States have begun to react in their own ways to various aspects of the public debate on privacy, data security, and the Equifax data breach. 

Two weeks ago, California enacted the California Consumer Privacy Act, which will take effect on January 1, 2020. The Act, which applies to certain organizations conducting business in California, establishes a new privacy framework by creating data privacy rights, imposing special rules for the collection of minors' consumers data, and creating a damages framework for violation and businesses failing to implement reasonable security procedures. Many members are interested in learning more about what California and other states are doing on this front.

Additionally, two weeks ago, eight state banking commissioners jointly took action against Equifax in a consent order requiring the company to take various actions regarding risk assessment and information security. I have long been concerned about data collection and data privacy protections by the government and private industry. Given Americans' increases reliance and use of technology where information can be shared by the swipe of a finger, we should ensure that companies and government entities who have such information use it responsibly and keep it safe.
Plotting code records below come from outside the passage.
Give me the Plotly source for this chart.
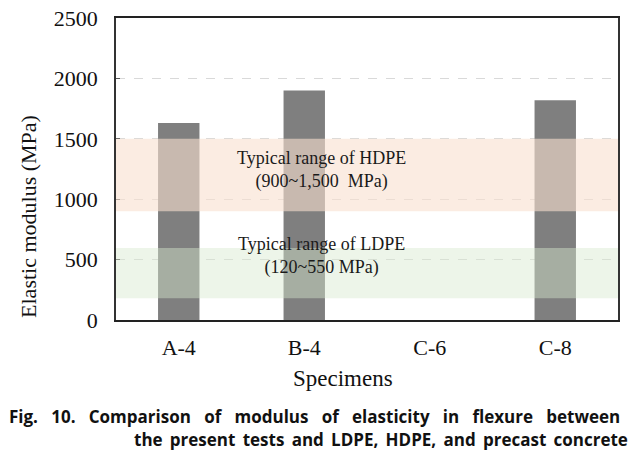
import plotly.graph_objects as go

categories = ["A-4", "B-4", "C-6", "C-8"]
modulus = [1630, 1900, None, 1820]
hdpe_range = [900, 1500]
ldpe_drawn = [180, 595]
y_ticks = [0, 500, 1000, 1500, 2000, 2500]
caption_1 = "Fig. 10. Comparison of modulus of elasticity in flexure between"
caption_2 = "the present tests and LDPE, HDPE, and precast concrete"

fig = go.Figure()
fig.add_trace(go.Bar(x=categories, y=modulus, marker=dict(color="#7f7f7f", line=dict(width=0)),
                     showlegend=False, hoverinfo="x+y"))

serif = "Liberation Serif"

# range bands drawn above bars with transparency
fig.add_shape(type="rect", xref="paper", x0=0, x1=1, yref="y", y0=hdpe_range[0], y1=hdpe_range[1],
              fillcolor="rgba(248,223,207,0.6)", line=dict(width=0), layer="above")
fig.add_shape(type="rect", xref="paper", x0=0, x1=1, yref="y", y0=ldpe_drawn[0], y1=ldpe_drawn[1],
              fillcolor="rgba(215,233,206,0.45)", line=dict(width=0), layer="above")

fig.add_annotation(xref="paper", x=0.41, y=1242, text="Typical range of HDPE<br>(900~1,500  MPa)",
                   showarrow=False, font=dict(family=serif, size=18, color="#1a1a1a"), align="center")
fig.add_annotation(xref="paper", x=0.41, y=530, text="Typical range of LDPE<br>(120~550 MPa)",
                   showarrow=False, font=dict(family=serif, size=18, color="#1a1a1a"), align="center")

# axis titles (placed as in the reference)
fig.add_annotation(xref="paper", yref="paper", x=0.452, y=0, yshift=-58, yanchor="middle",
                   showarrow=False, text="Specimens", font=dict(family=serif, size=23, color="#111111"))
fig.add_annotation(xref="paper", yref="paper", x=0, xshift=-87, y=0.381, yshift=-12,
                   xanchor="center", yanchor="middle", textangle=-90, showarrow=False,
                   text="Elastic modulus (MPa)", font=dict(family=serif, size=22, color="#111111"))

cap_font = dict(family="Open Sans", size=17, color="#111111")
fig.add_annotation(xref="paper", yref="paper", x=0, y=0, xshift=-109, yshift=-96, xanchor="left",
                   yanchor="middle", showarrow=False, font=cap_font,
                   text="<b>" + caption_1.replace(" ", "\u00a0\u00a0\u00a0") + "</b>")
fig.add_annotation(xref="paper", yref="paper", x=0, y=0, xshift=16, yshift=-119, xanchor="left",
                   yanchor="middle", showarrow=False, font=cap_font,
                   text="<b>" + caption_2.replace(" ", "\u00a0\u2006") + "</b>")

fig.update_layout(
    width=636, height=450,
    margin=dict(l=116, r=18, t=18, b=130, autoexpand=False),
    paper_bgcolor="white", plot_bgcolor="white",
    bargap=0.67,
    font=dict(family=serif, size=22, color="#111111"),
)
fig.update_xaxes(
    automargin=False,
    showline=True, linecolor="#222222", linewidth=2, mirror=True,
    ticks="", tickfont=dict(family=serif, size=22), ticklabelstandoff=7, showgrid=False)
fig.update_yaxes(
    automargin=False,
    range=[0, 2500], tickvals=y_ticks, ticktext=[str(v) for v in y_ticks],
    showline=True, linecolor="#333333", linewidth=1.5, mirror=True,
    ticks="inside", ticklen=4, tickcolor="#555555",
    tickfont=dict(family=serif, size=22), ticklabelstandoff=12,
    showgrid=True, gridcolor="#d9d9d9", griddash="dash", gridwidth=1,
    zeroline=False)

fig.write_html("out.html", config={"displayModeBar": False},
               post_script="document.body.style.margin='0px';")
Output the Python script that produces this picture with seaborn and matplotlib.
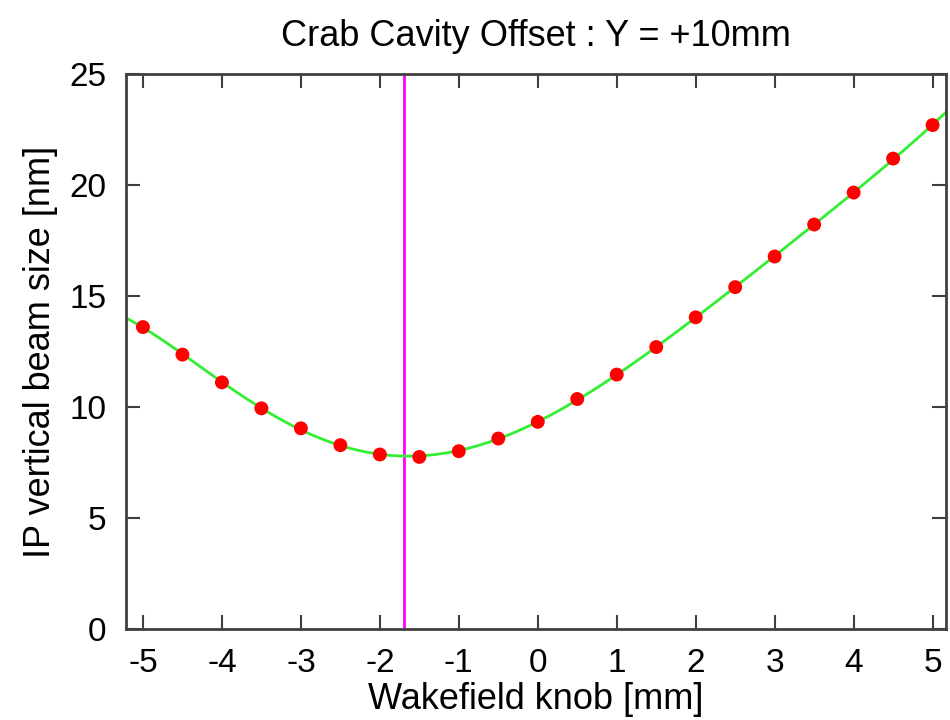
import numpy as np
import pandas as pd
import matplotlib
matplotlib.use("Agg")
import matplotlib.pyplot as plt
import seaborn as sns

# ---- data ----
knob_mm = [-5.0, -4.5, -4.0, -3.5, -3.0, -2.5, -2.0, -1.5, -1.0, -0.5,
           0.0, 0.5, 1.0, 1.5, 2.0, 2.5, 3.0, 3.5, 4.0, 4.5, 5.0]
beam_size_nm = [13.60, 12.36, 11.11, 9.94, 9.04, 8.28, 7.86, 7.75, 8.01, 8.58,
                9.33, 10.36, 11.46, 12.70, 14.04, 15.40, 16.78, 18.22, 19.66, 21.19, 22.70]
min_knob = -1.70
x_ticks = [-5, -4, -3, -2, -1, 0, 1, 2, 3, 4, 5]
y_ticks = [0, 5, 10, 15, 20, 25]
title = "Crab Cavity Offset : Y = +10mm"
xlabel = "Wakefield knob [mm]"
ylabel = "IP vertical beam size [nm]"

df = pd.DataFrame({"knob": knob_mm, "size": beam_size_nm})

sns.set_style("white")
plt.rcParams["font.family"] = ["Liberation Sans", "DejaVu Sans"]
plt.rcParams["axes.unicode_minus"] = False
plt.rcParams["text.color"] = "black"
plt.rcParams["axes.labelcolor"] = "black"
plt.rcParams["xtick.color"] = "black"
plt.rcParams["ytick.color"] = "black"

fig = plt.figure(figsize=(9.5, 7.2), dpi=100)
ax = fig.add_axes([0.1326, 0.1264, 0.8632, 0.7708])
ax.set_xlim(-5.215, 5.17)
ax.set_ylim(0, 25)

sns.regplot(data=df, x="knob", y="size", order=6, ci=None, truncate=False,
            scatter=False, line_kws=dict(color="#33ee33", lw=2.0, zorder=2), ax=ax)
ax.axvline(min_knob, color="#ff00ff", lw=2.0, zorder=1)
sns.scatterplot(data=df, x="knob", y="size", color="#ff0000", s=100,
                edgecolor="none", zorder=3, ax=ax)

ax.set_xticks(x_ticks)
ax.set_yticks(y_ticks)
ax.tick_params(axis="both", direction="in", length=10, width=1.5,
               labelsize=24, top=True, right=True, bottom=True, left=True)
ax.tick_params(axis="both", which="both", color="#404040")
ax.tick_params(axis="x", pad=14)
ax.tick_params(axis="y", pad=14)
for s in ax.spines.values():
    s.set_visible(True)
    s.set_color("#404040")
    s.set_linewidth(2.0)

ax.set_title(title, fontsize=26, pad=20)
ax.set_xlabel(xlabel, fontsize=26, labelpad=2)
ax.set_ylabel(ylabel, fontsize=26, labelpad=8)

fig.savefig("out.png", dpi=100)
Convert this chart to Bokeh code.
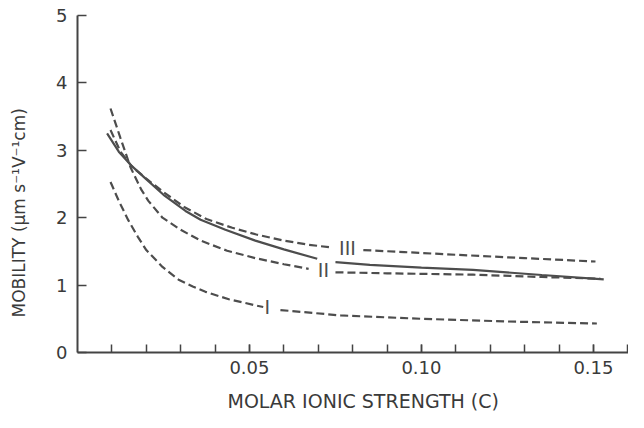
from bokeh.plotting import figure
from bokeh.models import Range1d, FixedTicker, NumeralTickFormatter, Title, ColumnDataSource
from bokeh.core.properties import value
from bokeh.embed import file_html
from bokeh.resources import INLINE

# ---- data ----
# Curve III (dashed, upper at right), split around its label
iii_left_x = [0.0096, 0.0125, 0.016, 0.020, 0.025, 0.031, 0.0375, 0.045, 0.052, 0.060, 0.067, 0.0735]
iii_left_y = [3.30, 2.98, 2.75, 2.58, 2.38, 2.16, 1.98, 1.85, 1.75, 1.66, 1.60, 1.56]
iii_right_x = [0.0831, 0.095, 0.110, 0.130, 0.1506]
iii_right_y = [1.52, 1.49, 1.45, 1.40, 1.35]

# Solid curve
solid_left_x = [0.0086, 0.012, 0.0155, 0.0198, 0.025, 0.0314, 0.0358, 0.043, 0.0517, 0.060, 0.0697]
solid_left_y = [3.25, 2.98, 2.78, 2.58, 2.34, 2.10, 1.97, 1.82, 1.66, 1.53, 1.39]
solid_right_x = [0.075, 0.085, 0.100, 0.115, 0.135, 0.153]
solid_right_y = [1.34, 1.30, 1.26, 1.225, 1.15, 1.085]

# Curve II (dashed)
ii_left_x = [0.0096, 0.0125, 0.0154, 0.0185, 0.0206, 0.0247, 0.030, 0.0358, 0.0435, 0.0517, 0.060, 0.0672]
ii_left_y = [3.62, 3.18, 2.75, 2.42, 2.25, 2.00, 1.82, 1.66, 1.51, 1.40, 1.31, 1.24]
ii_right_x = [0.075, 0.090, 0.115, 0.135, 0.152]
ii_right_y = [1.19, 1.175, 1.155, 1.12, 1.095]

# Curve I (dashed, lowest)
i_left_x = [0.0096, 0.012, 0.0148, 0.0175, 0.020, 0.0247, 0.0294, 0.0335, 0.0372, 0.044, 0.0517, 0.054]
i_left_y = [2.53, 2.25, 1.96, 1.72, 1.52, 1.27, 1.08, 0.98, 0.90, 0.79, 0.70, 0.675]
i_right_x = [0.059, 0.0765, 0.100, 0.125, 0.151]
i_right_y = [0.63, 0.55, 0.50, 0.46, 0.43]

# Curve labels
label_text = ["III", "II", "I"]
label_x = [0.0785, 0.0715, 0.0552]
label_y = [1.545, 1.22, 0.67]

# Axes
x_major_ticks = [0.05, 0.10, 0.15]
x_minor_ticks = [0.01, 0.02, 0.03, 0.04, 0.05, 0.06, 0.07, 0.08, 0.09, 0.10,
                 0.11, 0.12, 0.13, 0.14, 0.15, 0.16]
y_ticks = [0, 1, 2, 3, 4, 5]
x_title = "MOLAR IONIC STRENGTH (C)"
y_title = "MOBILITY (\u03bcm s\u207b\u00b9V\u207b\u00b9cm)"

# ---- styling ----
LINE = "#4d4d4d"
AXIS = "#444444"
TEXT = "#3a3a3a"
FONT = "DejaVu Sans"

p = figure(width=628, height=412, output_backend="svg", toolbar_location=None,
           x_range=Range1d(0, 0.1602), y_range=Range1d(0, 5),
           min_border_left=77, min_border_right=0, min_border_top=15, min_border_bottom=60)
p.outline_line_color = None
p.grid.visible = False
p.background_fill_color = "white"
p.border_fill_color = "white"

xa = p.xaxis[0]
xa.ticker = FixedTicker(ticks=x_major_ticks, minor_ticks=x_minor_ticks)
xa.formatter = NumeralTickFormatter(format="0.00")
xa.major_tick_in = 8
xa.major_tick_out = 0
xa.minor_tick_in = 8
xa.minor_tick_out = 0
xa.axis_line_width = 2
xa.axis_line_color = AXIS
xa.major_tick_line_width = 1.5
xa.minor_tick_line_width = 1.5
xa.major_tick_line_color = AXIS
xa.minor_tick_line_color = AXIS
xa.major_label_standoff = 8
xa.major_label_text_font = FONT
xa.major_label_text_font_size = "18px"
xa.major_label_text_color = TEXT
# blank axis label used only as spacing between tick labels and the title
xa.axis_label = " "
xa.axis_label_text_font_size = "1px"
xa.axis_label_standoff = 7

ya = p.yaxis[0]
ya.ticker = FixedTicker(ticks=y_ticks)
ya.major_tick_in = 9
ya.major_tick_out = 0
ya.minor_tick_in = 0
ya.minor_tick_out = 0
ya.axis_line_width = 2
ya.axis_line_color = AXIS
ya.major_tick_line_width = 1.5
ya.major_tick_line_color = AXIS
ya.major_label_standoff = 10
ya.major_label_text_font = FONT
ya.major_label_text_font_size = "18px"
ya.major_label_text_color = TEXT
ya.axis_label = " "
ya.axis_label_text_font_size = "1px"
ya.axis_label_standoff = 20

dash = "8 4"
lw = 2.2
for xs, ys in [(iii_left_x, iii_left_y), (iii_right_x, iii_right_y),
               (ii_left_x, ii_left_y), (ii_right_x, ii_right_y),
               (i_left_x, i_left_y), (i_right_x, i_right_y)]:
    p.line(xs, ys, line_color=LINE, line_width=lw, line_dash=dash)
for xs, ys in [(solid_left_x, solid_left_y), (solid_right_x, solid_right_y)]:
    p.line(xs, ys, line_color=LINE, line_width=lw)

src = ColumnDataSource(dict(x=label_x, y=label_y, t=label_text))
p.text(x="x", y="y", text="t", source=src, text_font=value(FONT), text_font_size="19px",
       text_color=LINE, text_align="center", text_baseline="middle")

# axis titles
p.add_layout(Title(text=x_title, align="left", offset=150, standoff=0, vertical_align="bottom",
                   text_font=FONT, text_font_size="19px", text_font_style="normal",
                   text_color=TEXT), "below")
p.add_layout(Title(text=y_title, align="left", offset=35, standoff=0, vertical_align="bottom",
                   text_font=FONT, text_font_size="17px", text_font_style="normal",
                   text_color=TEXT), "left")

open("out.html", "w").write(file_html(p, INLINE))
You can read Chairman Crapo's full statement here, the states' Equifax action here, and the California law here.

Senator Sherrod Brown (D-OH), the committee's ranking member, underscored the important of consumer privacy protections: 

"The Fair Credit Reporting Act is almost 50 years old. The amount and type of information being collected today would have been unthinkable when it was created...I hope the committee will not only listen to the advice we get today, but will also take action to give people control over what should be their personal information."

Here is Senator Brown's full statement. 

One action Congress can take is to enable more coordinated supervision by financial regulators. In a statement to the committee, CSBS encouraged Senators to enact a House bill that would improve coordinated supervision of technology companies that work with banks:

CSBS encourages enactment of H.R. 3626, the Bank Service Company Act Examination Coordination Act. The legislation will enhance state and federal regulators' ability to coordinate examinations of, and share information on, banks' technology vendors in an effective and efficient manner.

Banks partner with third-party service providers (TSPs) to outsource a variety of critical banking services. The Bank Company Service Act (BSCA) authorizes federal regulators to examine TSPs to assess the potential risks they pose to individual client banks and the broader banking system. Currently, 38 states have similar authority under state law. The BCSA is silent regarding authorities and/or roles of state banking regulators, limiting the ability of federal and state regulators to share information on TSPs.

Amending the BCSA to appropriately reflect states' authority to examine TSPs will improve state-federal coordination and information sharing, and promote more efficient supervision of TSPs that provide critical services to a broad range of banks.